• Source material
[start]

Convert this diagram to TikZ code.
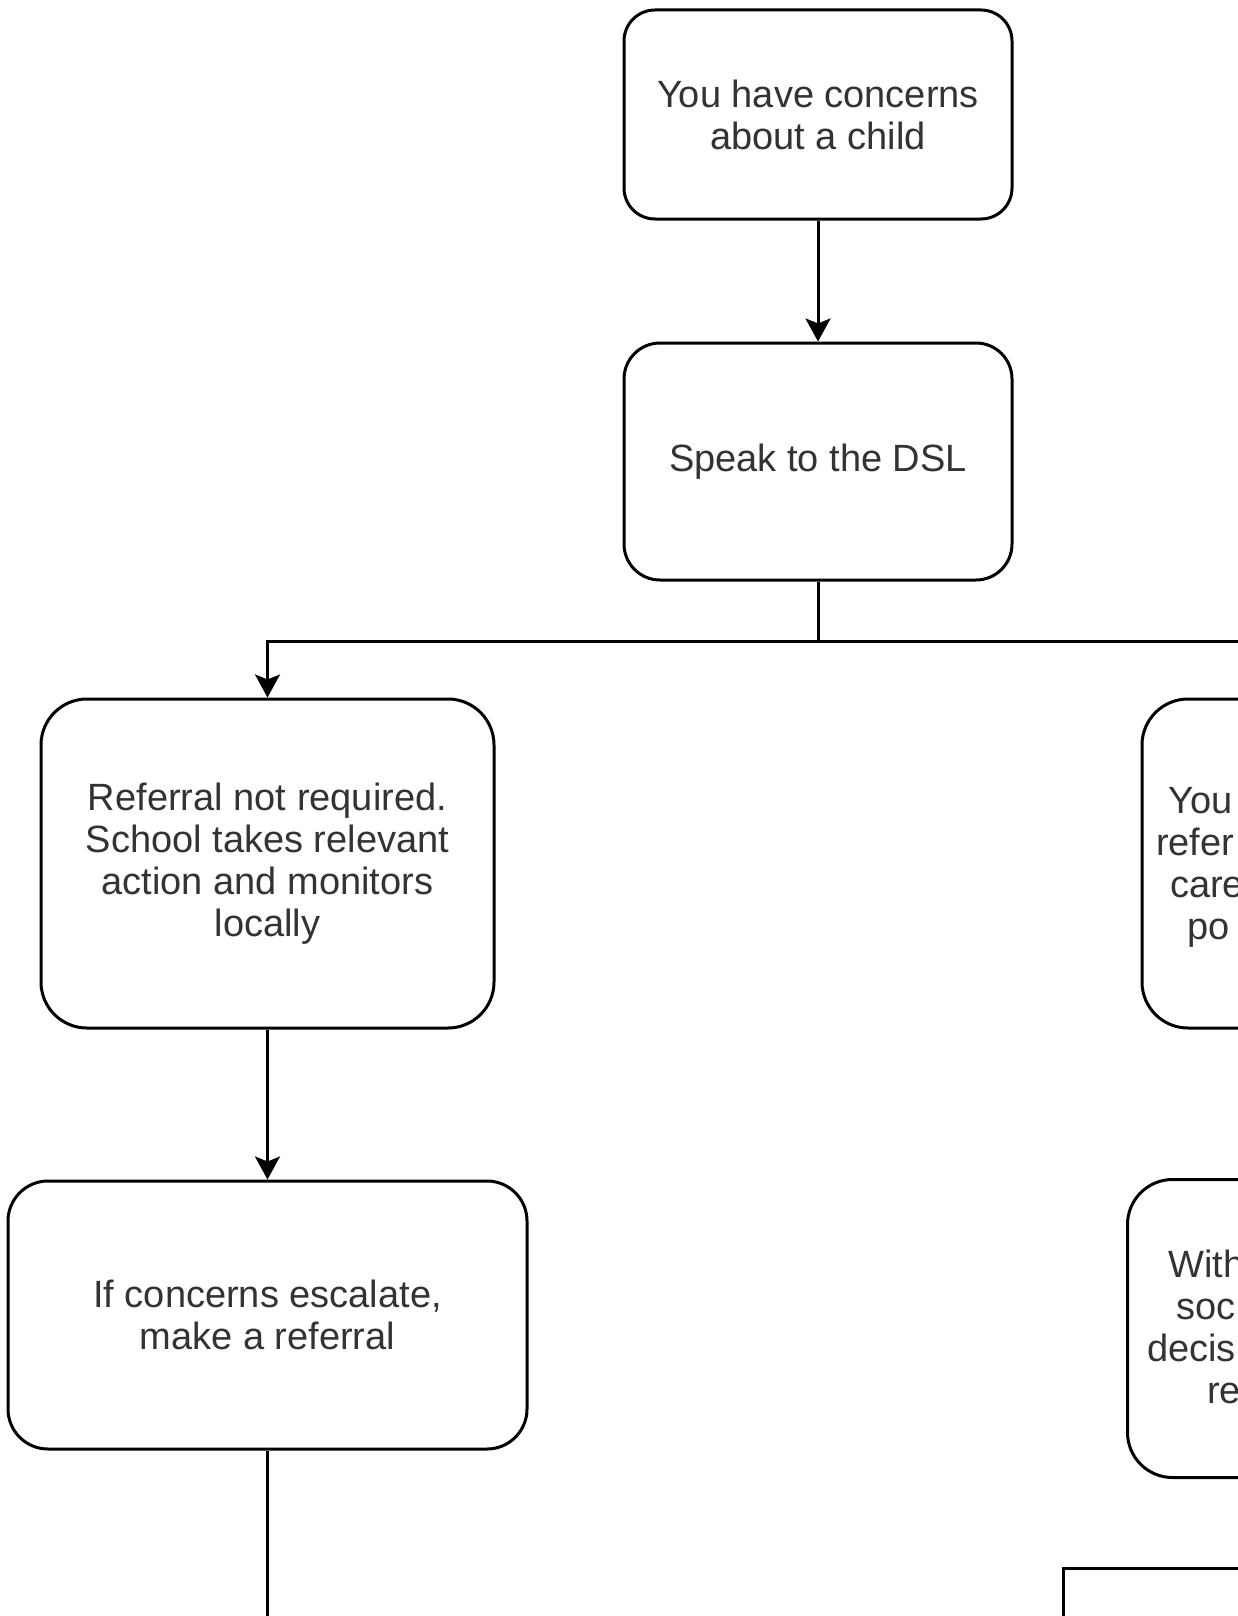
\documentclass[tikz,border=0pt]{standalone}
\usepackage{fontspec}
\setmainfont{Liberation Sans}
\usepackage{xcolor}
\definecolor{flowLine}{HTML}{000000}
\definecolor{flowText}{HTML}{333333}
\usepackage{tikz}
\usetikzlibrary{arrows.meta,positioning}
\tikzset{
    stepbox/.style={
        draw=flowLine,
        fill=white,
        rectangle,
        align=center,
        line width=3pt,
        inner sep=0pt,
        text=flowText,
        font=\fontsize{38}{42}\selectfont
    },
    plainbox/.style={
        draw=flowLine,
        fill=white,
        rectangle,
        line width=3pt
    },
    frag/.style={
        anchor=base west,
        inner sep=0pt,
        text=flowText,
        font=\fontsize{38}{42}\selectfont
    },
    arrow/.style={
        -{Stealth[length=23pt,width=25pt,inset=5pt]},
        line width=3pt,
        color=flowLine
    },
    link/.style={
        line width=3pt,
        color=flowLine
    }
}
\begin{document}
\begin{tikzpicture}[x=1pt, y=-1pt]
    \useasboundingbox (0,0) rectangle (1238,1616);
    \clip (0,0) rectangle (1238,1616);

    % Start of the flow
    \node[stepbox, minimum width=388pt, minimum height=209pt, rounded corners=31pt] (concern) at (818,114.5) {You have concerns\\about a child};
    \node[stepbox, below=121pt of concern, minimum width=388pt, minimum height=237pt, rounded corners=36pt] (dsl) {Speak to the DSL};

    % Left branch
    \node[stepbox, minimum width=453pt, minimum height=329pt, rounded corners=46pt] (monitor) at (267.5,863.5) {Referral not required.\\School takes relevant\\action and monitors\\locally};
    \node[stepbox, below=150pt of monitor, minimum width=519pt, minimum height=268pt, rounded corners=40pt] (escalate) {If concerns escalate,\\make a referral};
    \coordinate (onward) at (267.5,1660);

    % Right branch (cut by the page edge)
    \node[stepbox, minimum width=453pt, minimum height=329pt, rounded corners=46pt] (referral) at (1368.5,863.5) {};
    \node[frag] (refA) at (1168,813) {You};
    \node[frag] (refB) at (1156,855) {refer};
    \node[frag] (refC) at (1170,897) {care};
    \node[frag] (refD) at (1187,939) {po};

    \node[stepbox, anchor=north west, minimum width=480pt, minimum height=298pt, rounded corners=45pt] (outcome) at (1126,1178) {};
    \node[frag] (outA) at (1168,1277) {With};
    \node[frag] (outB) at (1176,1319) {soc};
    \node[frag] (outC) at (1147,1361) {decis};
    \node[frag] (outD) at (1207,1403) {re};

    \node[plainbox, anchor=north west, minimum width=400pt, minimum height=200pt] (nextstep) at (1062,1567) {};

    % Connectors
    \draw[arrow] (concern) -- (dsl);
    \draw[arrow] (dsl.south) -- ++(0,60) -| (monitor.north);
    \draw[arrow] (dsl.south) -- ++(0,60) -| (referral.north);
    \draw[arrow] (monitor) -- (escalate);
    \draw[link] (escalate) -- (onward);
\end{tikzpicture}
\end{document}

[end]

Repeat the material above word for word and skip every image in it.

Convert this diagram to TikZ code.
\documentclass[tikz,border=0pt]{standalone}
\usepackage{fontspec}
\setmainfont{Liberation Sans}
\usepackage{xcolor}
\definecolor{flowLine}{HTML}{000000}
\definecolor{flowText}{HTML}{333333}
\usepackage{tikz}
\usetikzlibrary{arrows.meta,positioning}
\tikzset{
    stepbox/.style={
        draw=flowLine,
        fill=white,
        rectangle,
        align=center,
        line width=3pt,
        inner sep=0pt,
        text=flowText,
        font=\fontsize{38}{42}\selectfont
    },
    plainbox/.style={
        draw=flowLine,
        fill=white,
        rectangle,
        line width=3pt
    },
    frag/.style={
        anchor=base west,
        inner sep=0pt,
        text=flowText,
        font=\fontsize{38}{42}\selectfont
    },
    arrow/.style={
        -{Stealth[length=23pt,width=25pt,inset=5pt]},
        line width=3pt,
        color=flowLine
    },
    link/.style={
        line width=3pt,
        color=flowLine
    }
}
\begin{document}
\begin{tikzpicture}[x=1pt, y=-1pt]
    \useasboundingbox (0,0) rectangle (1238,1616);
    \clip (0,0) rectangle (1238,1616);

    % Start of the flow
    \node[stepbox, minimum width=388pt, minimum height=209pt, rounded corners=31pt] (concern) at (818,114.5) {You have concerns\\about a child};
    \node[stepbox, below=121pt of concern, minimum width=388pt, minimum height=237pt, rounded corners=36pt] (dsl) {Speak to the DSL};

    % Left branch
    \node[stepbox, minimum width=453pt, minimum height=329pt, rounded corners=46pt] (monitor) at (267.5,863.5) {Referral not required.\\School takes relevant\\action and monitors\\locally};
    \node[stepbox, below=150pt of monitor, minimum width=519pt, minimum height=268pt, rounded corners=40pt] (escalate) {If concerns escalate,\\make a referral};
    \coordinate (onward) at (267.5,1660);

    % Right branch (cut by the page edge)
    \node[stepbox, minimum width=453pt, minimum height=329pt, rounded corners=46pt] (referral) at (1368.5,863.5) {};
    \node[frag] (refA) at (1168,813) {You};
    \node[frag] (refB) at (1156,855) {refer};
    \node[frag] (refC) at (1170,897) {care};
    \node[frag] (refD) at (1187,939) {po};

    \node[stepbox, anchor=north west, minimum width=480pt, minimum height=298pt, rounded corners=45pt] (outcome) at (1126,1178) {};
    \node[frag] (outA) at (1168,1277) {With};
    \node[frag] (outB) at (1176,1319) {soc};
    \node[frag] (outC) at (1147,1361) {decis};
    \node[frag] (outD) at (1207,1403) {re};

    \node[plainbox, anchor=north west, minimum width=400pt, minimum height=200pt] (nextstep) at (1062,1567) {};

    % Connectors
    \draw[arrow] (concern) -- (dsl);
    \draw[arrow] (dsl.south) -- ++(0,60) -| (monitor.north);
    \draw[arrow] (dsl.south) -- ++(0,60) -| (referral.north);
    \draw[arrow] (monitor) -- (escalate);
    \draw[link] (escalate) -- (onward);
\end{tikzpicture}
\end{document}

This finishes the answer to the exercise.